Among top control lists, including those issued by the New Zealand CERT, we see "network segmentation" as a critical control. However, testing experience suggests that a lot of our customers think this control is done and dusted, when their network is anything but secure. It's extremely common for a network to have one set of controls in place for "segmentation", while also having a fundamental design flaw that undermines those controls.

I want to help people understand why this occurs, what the hazards are around network segmentation, and share some principles for a reliable result. This article is primarily written for a technical audience, but hopefully covers some general principles to help everyone understand where issues arise, and to design things safely.

Chief among the challenges to this understanding is that networks are built out of layers, and our strategy for segmentation must consider strategies for each layer.

A massive thank you to Adam Boileau, who taught me a lot of the lower-level details about how networks are formed.

Purpose

When considering any of these controls, it's important to maintain sight of what we're trying to achieve. That aim is that a dubious and potentially compromised device shouldn't be able to talk to everything on our network.

Each device should only have lines of communication to the things it actually needs to talk to, to the maximum extent possible. This helps to mitigate the risk that we have vulnerable services and/or devices on the network - we can't exploit them if we can't talk to them!
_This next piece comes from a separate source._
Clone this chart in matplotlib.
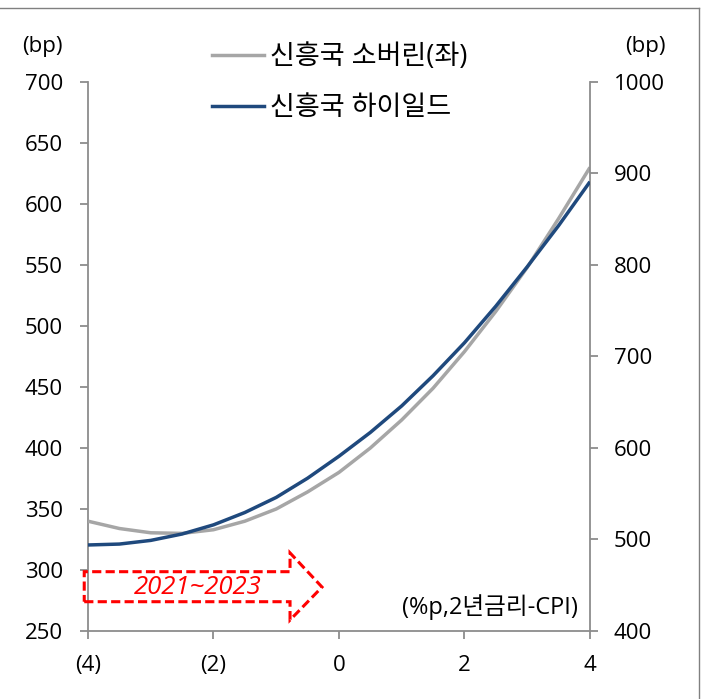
import numpy as np
import matplotlib.pyplot as plt
from matplotlib.patches import Polygon
from matplotlib.lines import Line2D

plt.rcParams['font.family'] = ['Open Sans', 'Noto Sans CJK KR', 'DejaVu Sans']

# values (x: %p, 2y rate - CPI)
x_vals = [-4, -3.5, -3, -2.5, -2, -1.5, -1, -0.5, 0, 0.5, 1, 1.5, 2, 2.5, 3, 3.5, 4]
sovereign = [340, 334, 330.5, 330, 333, 340, 350, 364, 380, 400, 423, 449, 479, 512, 548, 588, 630]
high_yield = [494, 495, 499, 506, 516, 529.5, 546, 567, 591, 617, 646, 679, 715, 755, 798, 843, 891]
x_ticks = [-4, -2, 0, 2, 4]
x_ticklabels = ['(4)', '(2)', '0', '2', '4']
left_ticks = [250, 300, 350, 400, 450, 500, 550, 600, 650, 700]
right_ticks = [400, 500, 600, 700, 800, 900, 1000]

grey = '#A6A6A6'
navy = '#1F497D'
axis_c = '#8C8C8C'

fig = plt.figure(figsize=(7.04, 6.99), dpi=100)
ax = fig.add_axes([0.125, 0.0973, 0.713, 0.7854])
ax2 = ax.twinx()

ax.plot(x_vals, sovereign, color=grey, lw=2.5, solid_capstyle='butt', zorder=3)
ax2.plot(x_vals, high_yield, color=navy, lw=2.5, solid_capstyle='butt', zorder=3)

ax.set_xlim(-4, 4)
ax.set_ylim(250, 700)
ax2.set_ylim(400, 1000)
ax.set_xticks(x_ticks)
ax.set_xticklabels(x_ticklabels)
ax.set_yticks(left_ticks)
ax2.set_yticks(right_ticks)

for a in (ax, ax2):
    a.spines['top'].set_visible(False)
    for s in ('left', 'right', 'bottom'):
        a.spines[s].set_color(axis_c)
        a.spines[s].set_linewidth(1.3)
    a.tick_params(colors=axis_c, labelcolor='black', labelsize=16,
                  length=6, width=1.3, direction='out')
ax.spines['right'].set_visible(False)
ax2.spines['left'].set_visible(False)
ax2.spines['bottom'].set_visible(False)
ax.tick_params(axis='y', pad=12)
ax.tick_params(axis='x', pad=11)
ax2.tick_params(axis='y', pad=11)

fig.text(0.031, 0.933, '(bp)', fontsize=16, ha='left', va='center')
fig.text(0.946, 0.933, '(bp)', fontsize=16, ha='right', va='center')

ax.text(3.8, 259, '(%p,2년금리-CPI)', fontsize=17, ha='right', va='bottom')

# dashed arrow with period label
arrow_pts = [(-4.06, 274), (-0.78, 274), (-0.78, 259), (-0.27, 286),
             (-0.78, 314), (-0.78, 298.6), (-4.06, 298.6)]
ax.add_patch(Polygon(arrow_pts, closed=True, fill=False, edgecolor='#FF0000',
                     lw=2.2, ls=(0, (3, 1.4)), clip_on=False, zorder=4))
ax.text(-2.25, 286, '2021~2023', color='#FF0000', fontsize=18.5, style='italic',
        ha='center', va='center', zorder=5)

handles = [Line2D([], [], color=grey, lw=2.5), Line2D([], [], color=navy, lw=2.5)]
fig.legend(handles, ['신흥국 소버린(좌)', '신흥국 하이일드'], loc='upper left',
           bbox_to_anchor=(0.266, 0.973), frameon=False, fontsize=19.5,
           handlelength=1.95, handletextpad=0.2, labelspacing=0.85)

# outer frame
fig.add_artist(Line2D([0, 0.993], [0.9886, 0.9886], color='#808080', lw=1))
fig.add_artist(Line2D([0.993, 0.993], [0, 0.9886], color='#808080', lw=1))

fig.savefig('out.png', dpi=100)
Local Area Networks (LANs)

The lowest layer most of us have to think about is the Local Area Network (LAN), most commonly running over some variant of Ethernet. Each machine on this network layer has a MAC address, and then we have switches which allow communication either point-to-point across the network, or broadcast to everyone.

An important concept at the local network level is that we independently tell each machine what IP address it should have, and the range of addresses to expect on that LAN. There's no central authority controlling this. Even if we run DHCP, there's no enforcement mechanism, and any machine can simply adopt any address within that local network's address range. When two machines are assigned the same address, they have a little battle of ARP announcements trying to claim it.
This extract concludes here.